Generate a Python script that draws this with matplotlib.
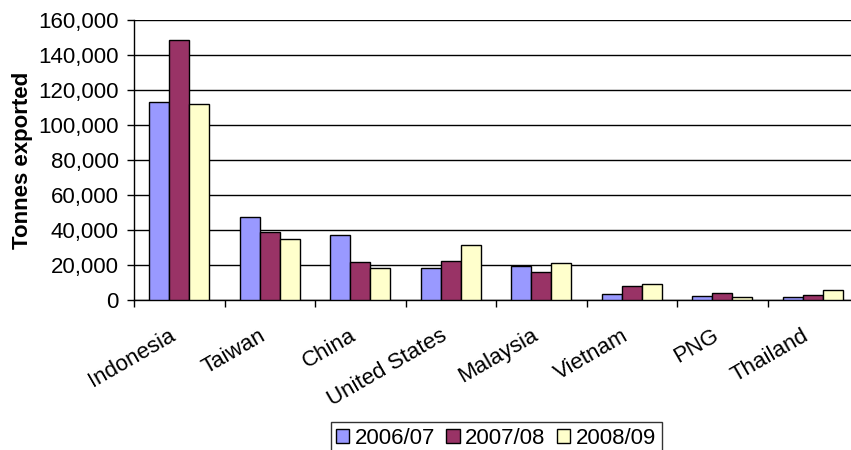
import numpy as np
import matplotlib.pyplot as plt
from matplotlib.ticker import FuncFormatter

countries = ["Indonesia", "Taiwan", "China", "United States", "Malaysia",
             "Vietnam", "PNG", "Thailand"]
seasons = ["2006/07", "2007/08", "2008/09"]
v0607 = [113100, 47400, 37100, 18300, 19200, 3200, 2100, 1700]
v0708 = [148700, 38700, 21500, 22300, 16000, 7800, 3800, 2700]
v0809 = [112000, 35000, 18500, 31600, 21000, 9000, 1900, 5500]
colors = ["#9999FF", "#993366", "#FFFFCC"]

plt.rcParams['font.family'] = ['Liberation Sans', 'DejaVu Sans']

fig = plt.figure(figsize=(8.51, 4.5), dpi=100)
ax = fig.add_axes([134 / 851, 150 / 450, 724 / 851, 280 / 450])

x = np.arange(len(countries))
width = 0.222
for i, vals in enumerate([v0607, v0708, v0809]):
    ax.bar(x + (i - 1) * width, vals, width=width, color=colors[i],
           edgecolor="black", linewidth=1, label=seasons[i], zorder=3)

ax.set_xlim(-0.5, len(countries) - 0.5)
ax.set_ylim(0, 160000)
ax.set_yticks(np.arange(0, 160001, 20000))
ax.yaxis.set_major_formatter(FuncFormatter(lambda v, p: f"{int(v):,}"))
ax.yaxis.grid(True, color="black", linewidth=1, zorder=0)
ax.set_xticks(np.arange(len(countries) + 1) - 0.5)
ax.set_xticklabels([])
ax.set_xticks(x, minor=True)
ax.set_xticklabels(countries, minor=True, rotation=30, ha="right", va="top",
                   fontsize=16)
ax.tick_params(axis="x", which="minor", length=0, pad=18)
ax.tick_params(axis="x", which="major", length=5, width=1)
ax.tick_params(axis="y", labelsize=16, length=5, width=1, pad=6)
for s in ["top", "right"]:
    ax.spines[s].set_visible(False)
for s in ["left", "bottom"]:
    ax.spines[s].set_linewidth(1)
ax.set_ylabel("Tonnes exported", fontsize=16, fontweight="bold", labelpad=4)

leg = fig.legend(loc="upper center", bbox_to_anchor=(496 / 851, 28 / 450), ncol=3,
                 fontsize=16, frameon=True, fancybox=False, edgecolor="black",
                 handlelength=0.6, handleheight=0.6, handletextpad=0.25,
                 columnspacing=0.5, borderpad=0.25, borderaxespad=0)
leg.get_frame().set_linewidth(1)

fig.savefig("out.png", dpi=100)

* _SET TASK_: Your task is to repeat the data above exactly while excluding the pictures.

* _FINISHED ANSWER_:
Generate a Python script that draws this with matplotlib.
import numpy as np
import matplotlib.pyplot as plt
from matplotlib.ticker import FuncFormatter

countries = ["Indonesia", "Taiwan", "China", "United States", "Malaysia",
             "Vietnam", "PNG", "Thailand"]
seasons = ["2006/07", "2007/08", "2008/09"]
v0607 = [113100, 47400, 37100, 18300, 19200, 3200, 2100, 1700]
v0708 = [148700, 38700, 21500, 22300, 16000, 7800, 3800, 2700]
v0809 = [112000, 35000, 18500, 31600, 21000, 9000, 1900, 5500]
colors = ["#9999FF", "#993366", "#FFFFCC"]

plt.rcParams['font.family'] = ['Liberation Sans', 'DejaVu Sans']

fig = plt.figure(figsize=(8.51, 4.5), dpi=100)
ax = fig.add_axes([134 / 851, 150 / 450, 724 / 851, 280 / 450])

x = np.arange(len(countries))
width = 0.222
for i, vals in enumerate([v0607, v0708, v0809]):
    ax.bar(x + (i - 1) * width, vals, width=width, color=colors[i],
           edgecolor="black", linewidth=1, label=seasons[i], zorder=3)

ax.set_xlim(-0.5, len(countries) - 0.5)
ax.set_ylim(0, 160000)
ax.set_yticks(np.arange(0, 160001, 20000))
ax.yaxis.set_major_formatter(FuncFormatter(lambda v, p: f"{int(v):,}"))
ax.yaxis.grid(True, color="black", linewidth=1, zorder=0)
ax.set_xticks(np.arange(len(countries) + 1) - 0.5)
ax.set_xticklabels([])
ax.set_xticks(x, minor=True)
ax.set_xticklabels(countries, minor=True, rotation=30, ha="right", va="top",
                   fontsize=16)
ax.tick_params(axis="x", which="minor", length=0, pad=18)
ax.tick_params(axis="x", which="major", length=5, width=1)
ax.tick_params(axis="y", labelsize=16, length=5, width=1, pad=6)
for s in ["top", "right"]:
    ax.spines[s].set_visible(False)
for s in ["left", "bottom"]:
    ax.spines[s].set_linewidth(1)
ax.set_ylabel("Tonnes exported", fontsize=16, fontweight="bold", labelpad=4)

leg = fig.legend(loc="upper center", bbox_to_anchor=(496 / 851, 28 / 450), ncol=3,
                 fontsize=16, frameon=True, fancybox=False, edgecolor="black",
                 handlelength=0.6, handleheight=0.6, handletextpad=0.25,
                 columnspacing=0.5, borderpad=0.25, borderaxespad=0)
leg.get_frame().set_linewidth(1)

fig.savefig("out.png", dpi=100)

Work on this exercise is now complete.